Tuesday, January 15, 2008


1874. Massachusetts enacts the first effective 10-hour-day-law for women, May 8.

1874. New York gets its first electric streetcar but the system invented by Stephen Dudley Field is hazardous and presents no immediate threat to the horsecar.

1874. The U.S. public high school system wins support from the Supreme Court which rules against a citizen of Kalamazoo, Mich., who had brought suit to prevent collection of additional taxes. The court upholds the city's right to establish a high school and to levy new taxes to support the school.

1874. The Chautauqua movement in U.S. education has its beginnings that will develop into a traveling tent show of lecturers that will bring culture to small-town America.

1874. The Remington typewriter introduced by F. Remington and Sons Fire arms Co. begins a revolution in written communication.

1874. French "impressionists" rejected by the Salon hold their first exhibition at Paris in an "independent" show of canvases which include a harbor scene entitled, "Impression: Sunrise" by Claude Monet. Others of the group include Paul Cezanne, Edgar Degas, Edouard Manet, Gerthe Morison, Camille Pissarro, Pierre Auguste Renoir, Alfred Sisley, and American emigre painter Mary Cassatt.
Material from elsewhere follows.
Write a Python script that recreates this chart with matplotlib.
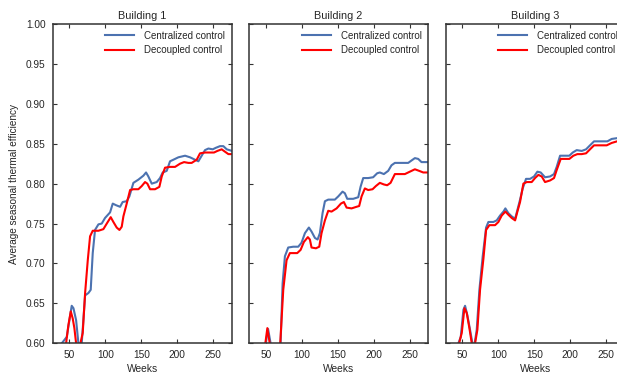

1874. New York's Madison Square Garden opens in April under the name Barnum's Hippodrome.

1874. The Women's Christian Temperance Union (WCTU) is founded at Cleveland where 135 women meet November 18 at the Second Presbyterian Church and dedicate themselves to ending the traffic in liquor.

"Merlin." Ralph Waldo Emerson. American. 1874. Poetry. Analyzes methods of the poet. Wait for inspiration, don't merely devise form.

Far from the Madding Crowd. Thomas Hardy. British. 1874. Novel. Bathsheba's relationship to three suitors; two die tragically; she marries the steadiest of the three.

"The City of the Dreadful Night." James Thomson. British. 1874. Poetry. Imaginary city of misery and horror created out of the author's own sense of despair.

Daniel Deronda. George Eliot. British. 1874/76. Novel. High-spirited Gwen marries mean-spirited and tyrannical Grandcourt to avoid poverty. He drowns because she hesitates in throwing him a rope. Feels guilty. Daniel Deronda, a man with high ideals, offers her advice. She develops finer qualities. Deronda, however, marries another.